**What you have to do:** Copy out the listing that follows exactly, dropping every picture.

**Excerpted data:**
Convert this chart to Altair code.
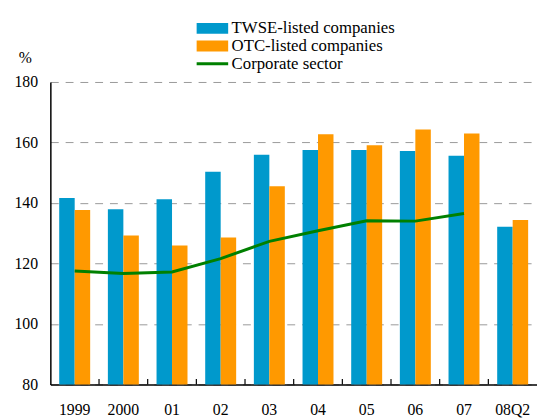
import altair as alt
import pandas as pd

categories = ["1999", "2000", "01", "02", "03", "04", "05", "06", "07", "08Q2"]
twse = [141.6, 137.9, 141.2, 150.3, 155.9, 157.5, 157.5, 157.2, 155.6, 132.1]
otc = [137.7, 129.2, 125.9, 128.6, 145.5, 162.7, 159.1, 164.3, 163.0, 134.4]
corporate = [117.5, 116.7, 117.2, 121.6, 127.3, 130.8, 134.1, 134.0, 136.5, None]

series_names = ["TWSE-listed companies", "OTC-listed companies", "Corporate sector"]
series_colors = ["#0099CC", "#FF9900", "#008000"]
legend_shapes = [
    "M-3.2,-1.1h6.4v2.2h-6.4z",
    "M-3.2,-1.1h6.4v2.2h-6.4z",
    "M-3.2,-0.3h6.4v0.6h-6.4z",
]
baseline = 80

bars_df = pd.DataFrame(
    [{"cat": c, "series": series_names[0], "value": v} for c, v in zip(categories, twse)]
    + [{"cat": c, "series": series_names[1], "value": v} for c, v in zip(categories, otc)]
)
line_df = pd.DataFrame(
    [{"cat": c, "value": v} for c, v in zip(categories, corporate) if v is not None]
)
tick_df = pd.DataFrame({"cat": categories[1:]})
legend_df = pd.DataFrame({"series": series_names})

FONT = "Liberation Serif"

x_scale = alt.Scale(domain=categories, paddingInner=0, paddingOuter=0)
x_axis = alt.Axis(
    title=None, labelAngle=0, ticks=False, tickSize=0, grid=False,
    domainColor="black", domainWidth=1.5, labelFont=FONT, labelFontSize=16,
    labelColor="black", labelPadding=18,
)
y_scale = alt.Scale(domain=[80, 180], zero=False, nice=False)
y_axis = alt.Axis(
    values=[80, 100, 120, 140, 160, 180], title="%", titleAngle=0,
    titleX=-26, titleY=-20, titleAlign="center", titleBaseline="alphabetic",
    titleFont=FONT, titleFontSize=16, titleFontWeight="normal", titleColor="black",
    grid=True, gridDash=[8, 7], gridColor="#999999", gridWidth=1,
    ticks=False, tickSize=0, labelPadding=13, labelFont=FONT, labelFontSize=16,
    labelColor="black", domainColor="black", domainWidth=1.5,
)
color_scale = alt.Scale(domain=series_names, range=series_colors)
legend = alt.Legend(
    title=None, orient="none", legendX=156, legendY=-63, symbolSize=100,
    symbolStrokeWidth=0, symbolOpacity=1, labelFont=FONT, labelFontSize=17,
    labelColor="black", labelOffset=11, rowPadding=0, padding=0, labelLimit=0,
)

bars = alt.Chart(bars_df).mark_bar().encode(
    x=alt.X("cat:N", sort=categories, scale=x_scale, axis=x_axis),
    xOffset=alt.XOffset(
        "series:N",
        scale=alt.Scale(domain=series_names[:2], paddingOuter=0.572, paddingInner=0),
    ),
    y=alt.Y("value:Q", scale=y_scale, axis=y_axis),
    y2=alt.datum(baseline),
    color=alt.Color("series:N", scale=color_scale, legend=legend),
)

line = alt.Chart(line_df).mark_line(color="#008000", strokeWidth=3).encode(
    x=alt.X("cat:N", sort=categories, axis=x_axis),
    y=alt.Y("value:Q", axis=y_axis),
)

ticks = alt.Chart(tick_df).mark_rule(color="black", strokeWidth=1.2).encode(
    x=alt.X("cat:N", sort=categories, bandPosition=0, axis=x_axis),
    y=alt.value(301.5),
    y2=alt.value(307),
)

legend_layer = alt.Chart(legend_df).mark_point(filled=True).encode(
    color=alt.Color("series:N", scale=color_scale, legend=legend),
    shape=alt.Shape("series:N", scale=alt.Scale(domain=series_names, range=legend_shapes), legend=legend),
).transform_filter("false")

chart = alt.layer(bars, ticks, line, legend_layer).properties(
    width=494,
    height=307,
    autosize=alt.AutoSizeParams(type="none"),
    padding={"left": 43, "top": 72, "right": 0, "bottom": 32},
).configure_view(stroke=None).configure_axis(
    labelFont=FONT, titleFont=FONT, labelColor="black", titleColor="black"
).configure_legend(labelFont=FONT)

chart.save("out.html", embed_options={"renderer": "svg", "actions": False})
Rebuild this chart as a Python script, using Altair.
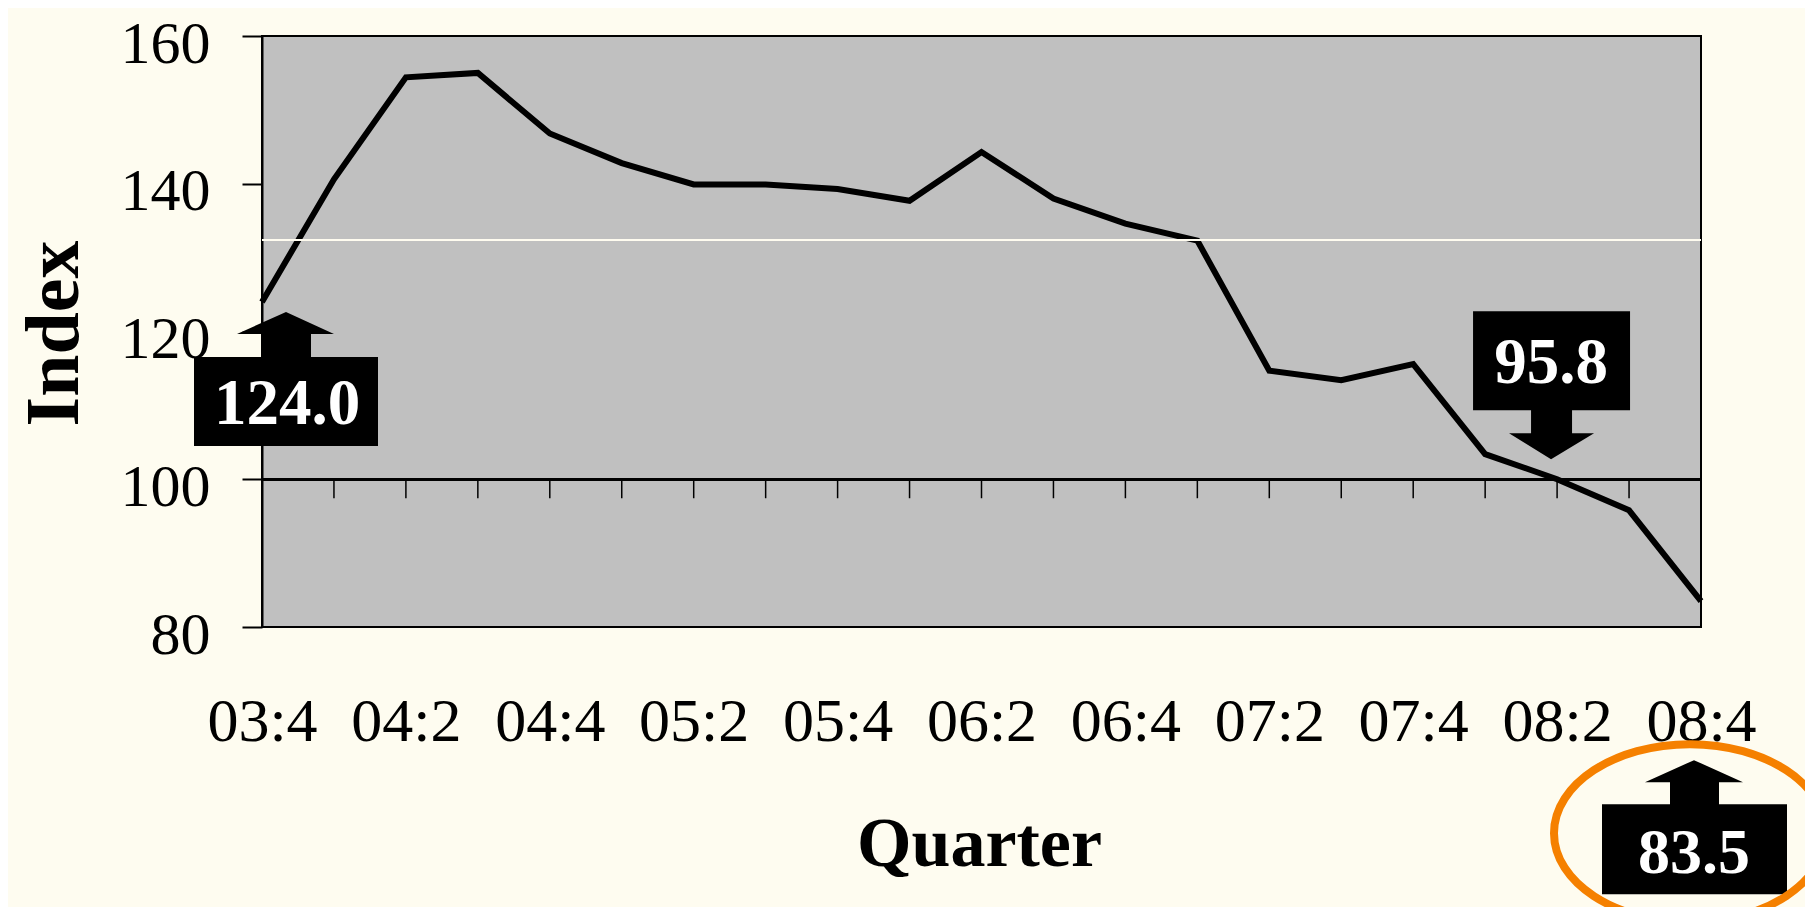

**Complete response:**
Convert this chart to Altair code.
import altair as alt
import pandas as pd

categories = ["1999", "2000", "01", "02", "03", "04", "05", "06", "07", "08Q2"]
twse = [141.6, 137.9, 141.2, 150.3, 155.9, 157.5, 157.5, 157.2, 155.6, 132.1]
otc = [137.7, 129.2, 125.9, 128.6, 145.5, 162.7, 159.1, 164.3, 163.0, 134.4]
corporate = [117.5, 116.7, 117.2, 121.6, 127.3, 130.8, 134.1, 134.0, 136.5, None]

series_names = ["TWSE-listed companies", "OTC-listed companies", "Corporate sector"]
series_colors = ["#0099CC", "#FF9900", "#008000"]
legend_shapes = [
    "M-3.2,-1.1h6.4v2.2h-6.4z",
    "M-3.2,-1.1h6.4v2.2h-6.4z",
    "M-3.2,-0.3h6.4v0.6h-6.4z",
]
baseline = 80

bars_df = pd.DataFrame(
    [{"cat": c, "series": series_names[0], "value": v} for c, v in zip(categories, twse)]
    + [{"cat": c, "series": series_names[1], "value": v} for c, v in zip(categories, otc)]
)
line_df = pd.DataFrame(
    [{"cat": c, "value": v} for c, v in zip(categories, corporate) if v is not None]
)
tick_df = pd.DataFrame({"cat": categories[1:]})
legend_df = pd.DataFrame({"series": series_names})

FONT = "Liberation Serif"

x_scale = alt.Scale(domain=categories, paddingInner=0, paddingOuter=0)
x_axis = alt.Axis(
    title=None, labelAngle=0, ticks=False, tickSize=0, grid=False,
    domainColor="black", domainWidth=1.5, labelFont=FONT, labelFontSize=16,
    labelColor="black", labelPadding=18,
)
y_scale = alt.Scale(domain=[80, 180], zero=False, nice=False)
y_axis = alt.Axis(
    values=[80, 100, 120, 140, 160, 180], title="%", titleAngle=0,
    titleX=-26, titleY=-20, titleAlign="center", titleBaseline="alphabetic",
    titleFont=FONT, titleFontSize=16, titleFontWeight="normal", titleColor="black",
    grid=True, gridDash=[8, 7], gridColor="#999999", gridWidth=1,
    ticks=False, tickSize=0, labelPadding=13, labelFont=FONT, labelFontSize=16,
    labelColor="black", domainColor="black", domainWidth=1.5,
)
color_scale = alt.Scale(domain=series_names, range=series_colors)
legend = alt.Legend(
    title=None, orient="none", legendX=156, legendY=-63, symbolSize=100,
    symbolStrokeWidth=0, symbolOpacity=1, labelFont=FONT, labelFontSize=17,
    labelColor="black", labelOffset=11, rowPadding=0, padding=0, labelLimit=0,
)

bars = alt.Chart(bars_df).mark_bar().encode(
    x=alt.X("cat:N", sort=categories, scale=x_scale, axis=x_axis),
    xOffset=alt.XOffset(
        "series:N",
        scale=alt.Scale(domain=series_names[:2], paddingOuter=0.572, paddingInner=0),
    ),
    y=alt.Y("value:Q", scale=y_scale, axis=y_axis),
    y2=alt.datum(baseline),
    color=alt.Color("series:N", scale=color_scale, legend=legend),
)

line = alt.Chart(line_df).mark_line(color="#008000", strokeWidth=3).encode(
    x=alt.X("cat:N", sort=categories, axis=x_axis),
    y=alt.Y("value:Q", axis=y_axis),
)

ticks = alt.Chart(tick_df).mark_rule(color="black", strokeWidth=1.2).encode(
    x=alt.X("cat:N", sort=categories, bandPosition=0, axis=x_axis),
    y=alt.value(301.5),
    y2=alt.value(307),
)

legend_layer = alt.Chart(legend_df).mark_point(filled=True).encode(
    color=alt.Color("series:N", scale=color_scale, legend=legend),
    shape=alt.Shape("series:N", scale=alt.Scale(domain=series_names, range=legend_shapes), legend=legend),
).transform_filter("false")

chart = alt.layer(bars, ticks, line, legend_layer).properties(
    width=494,
    height=307,
    autosize=alt.AutoSizeParams(type="none"),
    padding={"left": 43, "top": 72, "right": 0, "bottom": 32},
).configure_view(stroke=None).configure_axis(
    labelFont=FONT, titleFont=FONT, labelColor="black", titleColor="black"
).configure_legend(labelFont=FONT)

chart.save("out.html", embed_options={"renderer": "svg", "actions": False})
Rebuild this chart as a Python script, using Altair.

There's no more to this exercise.